Previous failure model
  - failstop failure: machines crash or are unavailable.
  - failure detector sends heartbeat message, and if no response,
    removes the unreachable node
  - so detector might be overzealous, but it _will_ eventually catch
    all failed nodes

Byzantine failure model
  - nodes fail in completely arbitrary ways
  - adversarial model: someone breaks code, and messes you up in worst way
    possible
  - bugs, misconfigurations are also detectable in this model
  - depends on non-correlation of failures.  like failstop model, where
    you assume not all nodes fail at once, here you assume N different copies
    of code/operating system/root passwords, so they won't fail in the same way.

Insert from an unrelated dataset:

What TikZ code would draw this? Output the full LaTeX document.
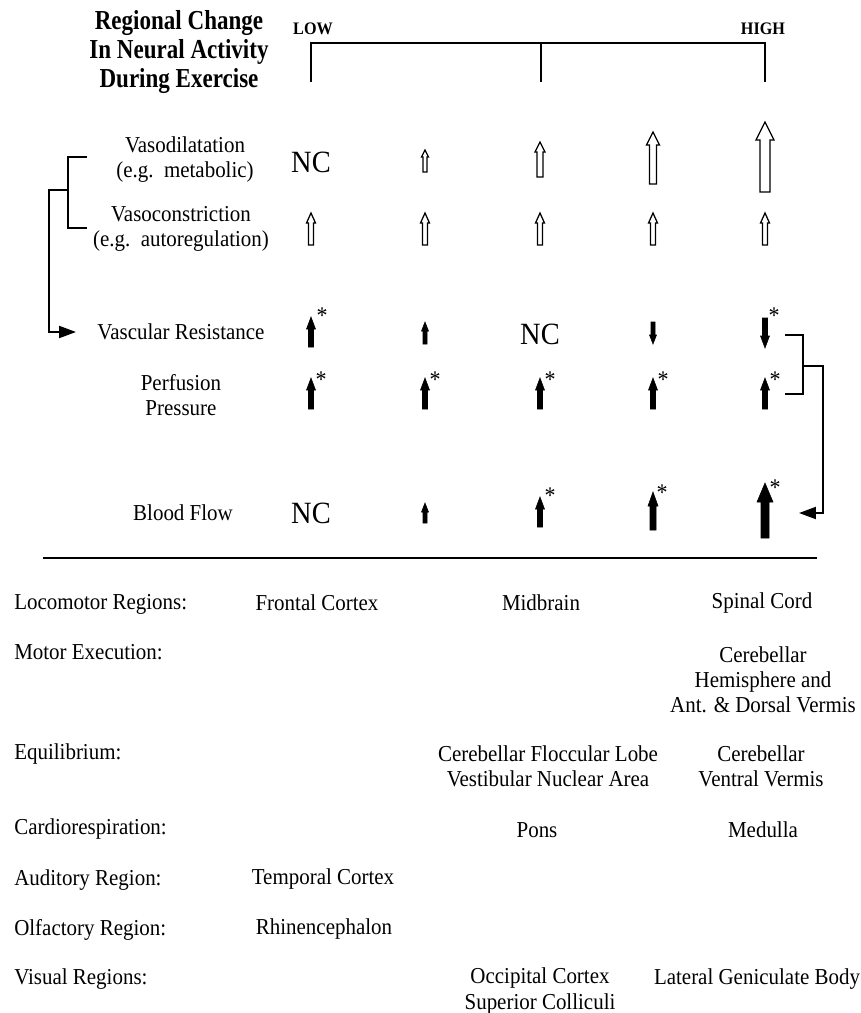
\documentclass[tikz,border=0pt]{standalone}
\usepackage{fontspec}
\setmainfont{Liberation Serif}[FakeStretch=0.92]
\newfontfamily\headfont{Liberation Serif}[FakeStretch=0.84]
\usetikzlibrary{arrows.meta}

% block arrow: [style]{x}{tip y}{base y}{shaft width}{head width}{head length}
\newcommand{\blockarr}[7][]{%
  \draw[#1] (#2,#3) -- ({#2+#6/2},{#3+#7}) -- ({#2+#5/2},{#3+#7}) -- ({#2+#5/2},#4)
    -- ({#2-#5/2},#4) -- ({#2-#5/2},{#3+#7}) -- ({#2-#6/2},{#3+#7}) -- cycle;}

\tikzset{
  hollowarr/.style={draw=black, line width=0.9pt, fill=white, line join=miter},
  fullarr/.style={draw=black, line width=0.4pt, fill=black},
  rowlabel/.style={font=\fontsize{16.2}{17.8}\selectfont, align=center, inner sep=1pt},
  catlabel/.style={font=\fontsize{16.2}{17.8}\selectfont, anchor=base west, inner sep=0pt},
  region/.style={font=\fontsize{16.2}{17.8}\selectfont, align=center, inner sep=1pt},
  nochange/.style={font=\fontsize{22}{22}\selectfont, inner sep=0pt},
  star/.style={font=\fontsize{17}{17}\selectfont, inner sep=0pt, anchor=north},
  link/.style={line width=1.4pt},
  linkarr/.style={link, -{Triangle[length=12pt,width=8.5pt]}},
}

\begin{document}
\begin{tikzpicture}[x=0.025cm, y=-0.025cm]
\useasboundingbox (0,0) rectangle (861,1013);

% header
\node[font=\headfont\bfseries\fontsize{19.5}{20.6}\selectfont, align=center] (head) at (179,52)
  {Regional Change\\In Neural Activity\\During Exercise};
\node[font=\bfseries\fontsize{12.5}{12}\selectfont] (low) at (313,29) {LOW};
\node[font=\bfseries\fontsize{12.5}{12}\selectfont] (high) at (763,29) {HIGH};
\draw[line width=2pt] (311,82) -- (311,43) -- (765,43) -- (765,82);
\draw[line width=2pt] (541,43) -- (541,82);

% row labels
\node[rowlabel] (vd) at (185,160) {Vasodilatation\\(e.g.~~metabolic)};
\node[rowlabel] (vc) at (181,229) {Vasoconstriction\\(e.g.~~autoregulation)};
\node[rowlabel] (vr) at (181,332) {Vascular Resistance};
\node[rowlabel] (pp) at (181,395) {Perfusion\\Pressure};
\node[rowlabel] (bf) at (183,513) {Blood Flow};

% vasodilatation
\node[nochange] (nc1) at (311,162) {NC};
\blockarr[hollowarr]{425}{150}{172}{4}{7}{7}
\blockarr[hollowarr]{540}{142}{177}{6}{10}{10}
\blockarr[hollowarr]{653}{132}{184}{7}{13}{13}
\blockarr[hollowarr]{765}{122}{192}{10}{18}{18}

% vasoconstriction
\foreach \cx in {311,425,540,653,765}{
  \blockarr[hollowarr]{\cx}{213}{245}{5}{9}{10}
}

% vascular resistance
\blockarr[fullarr]{311}{317}{347}{5}{9}{12}
\node[star] at (322,308) {*};
\blockarr[fullarr]{425}{322}{344}{4}{7}{9}
\node[nochange] (nc2) at (540,334) {NC};
\blockarr[fullarr]{653}{344}{322}{4}{7}{-9}
\blockarr[fullarr]{765}{348}{318}{5}{9}{-12}
\node[star] at (774,308) {*};

% perfusion pressure
\foreach \cx in {311,425,540,653,765}{
  \blockarr[fullarr]{\cx}{378}{409}{5}{9}{12}
  \node[star] at (\cx+10,372) {*};
}

% blood flow
\node[nochange] (nc3) at (311,513) {NC};
\blockarr[fullarr]{425}{503}{523}{4}{7}{9}
\blockarr[fullarr]{540}{497}{527}{5}{9}{12}
\node[star] at (550,488) {*};
\blockarr[fullarr]{653}{492}{530}{6}{10}{14}
\node[star] at (662,485) {*};
\blockarr[fullarr]{765}{483}{538}{8}{16}{19}
\node[star] at (775,480) {*};

% brackets
\coordinate (vrin) at (76,332);
\coordinate (bfin) at (799,513);
\draw[link] (87,157) -- (68,157) -- (68,228) -- (87,228);
\draw[linkarr] (68,190) -- (49,190) |- (vrin);
\draw[link] (785,335) -- (803,335) -- (803,394) -- (785,394);
\draw[linkarr] (803,366) -- (823,366) |- (bfin);

\draw[line width=1.4pt] (43,558) -- (817,558);

% regions
\node[catlabel] (loco) at (14,609) {Locomotor Regions:};
\node[catlabel] (motor) at (14,659) {Motor Execution:};
\node[catlabel] (equi) at (14,759) {Equilibrium:};
\node[catlabel] (cardio) at (14,834) {Cardiorespiration:};
\node[catlabel] (audi) at (14,885) {Auditory Region:};
\node[catlabel] (olfa) at (14,935) {Olfactory Region:};
\node[catlabel] (visu) at (14,984) {Visual Regions:};

\node[region] (front) at (317,603) {Frontal Cortex};
\node[region] (midb) at (541,603) {Midbrain};
\node[region] (spin) at (762,603) {Spinal Cord};
\node[region] (cereb) at (763,680) {Cerebellar\\Hemisphere and\\Ant. \& Dorsal Vermis};
\node[region] (flocc) at (548,766) {Cerebellar Floccular Lobe\\Vestibular Nuclear Area};
\node[region] (ventr) at (761,766) {Cerebellar\\Ventral Vermis};
\node[region] (pons) at (537,830) {Pons};
\node[region] (medu) at (763,830) {Medulla};
\node[region] (temp) at (323,879) {Temporal Cortex};
\node[region] (rhin) at (324,929) {Rhinencephalon};
\node[region] (occi) at (540,991) {Occipital Cortex\\Superior Colliculi};
\node[region] (late) at (757,979) {Lateral Geniculate Body};
\end{tikzpicture}
\end{document}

No way to write failure detector for byzantine model
  - an adversary will just hack code to respond in way that failure detector
    expects, so you'd never notice a difference

Initial setup is described below:

Same primary-backup model for replication
  - primary sends all requests to backups
  - backups execute them
  - backups reply to primary
  - primary replies to client
  - require responses from _all_ of the nodes before responding

View change---when a node goes down/fails, run paxos to agree on new view

Recovery from failure---state transfer from a working copy
  - makes rollback easy, since you don't know who will become new primary
    when paxos elects a new one
  - since you don't reply to client until all backups succeed, the client will
    be none-the-wiser
  - if we only required majority of backups to respond to primary on state
    changes, the replication would have to go to majority of them to do
    state transfer
    
How many replicas to tolerate f failstop faults?
  2f+1---f fail, and f+1 will give majority of correct response.

How many replicas to tolerate f byzantine faults?
  3f+1---if f are split from the network, and f are faulty, then f+1 will remain
    to give you the truth

So how do we change protocol a bit to handle all of these failures
  - each node cryptographically signs its responses so that client can verify
    primary isn't lying
  - primary responds to client after hearing from 2f+1 of the clients
  - since primary might be malicious, it might send two different state changes
    to two backups.  The backups only talk to the primary, so they wouldn't
    know that they were inconsistent.  This is solved by a pre-prepare message.
  - view change must change to handle BFT
    
Pre-prepare message
  - client sends operation to primary
  - primary sends pre-prepare to each replica
  - replicas respond with signed prepare message saying they are willing
    to assign the view stamp to a given operation
  - primary responds to all replicas with 2f+1 prepare messages.  Now
    replicas can run operation, after ensuring that primary's public key
    matches, that all previous operations have run, and that viewstamp is
    accurate
  - replicas respond to primary saying they committed results.  primary responds
    to them saying which 2f+1 commiters it received.  Then 2f+1 of the replicas
    respond to the client, and now everyone knows that no one faulty node
    could have harmed the system

Note: as an optimization, get rid of pre-prepare->prepare step by having all
  replicas multicast their message to all other replicas, at which point
  they will know they are all good to commit without an extra round trip to
  the primary
  
Paper mentions optimizations for multiple reads in a row, and for batching a
  bunch of operations into one to avoid the round trips.
  
How must view change be different to handle BFT?
  - step through primaries in round-robin fashion on each view change.
  - a new primary issues a <DO VIEW CHANGE> to everyone, and everyone
    responds with signed cerificate of all prepared messages that
    they committed
  - at least 2f+1 nodes respond saying they want a new view change, and
    primary sends to everyone
    <NEW VIEW, list of 2f+1 other replicas' DO VIEW CHANGE messages saying which preprepares happened>
  - primary also sends <PREPREPARE, request...> for any changes that might need
    to be replayed on some nodes that didn't get commit.  Replicas that
    already committed change won't re-run it.

Note: unlike paxos, which needs to agree on a value (requiring a third step),
  we know the value here---round robin voting---so we just have to agree to
  move to next view.

Since we can treat failures as byzantine, you don't have to sync to disk
  on each commit.  You have to sync on view change or checkpoint, but in
  normal operation, you save from having to sync to disk after each write, since
  your replicas help you tolerate failures (assuming at least f+1 stay alive in
  a 3f+1-node system).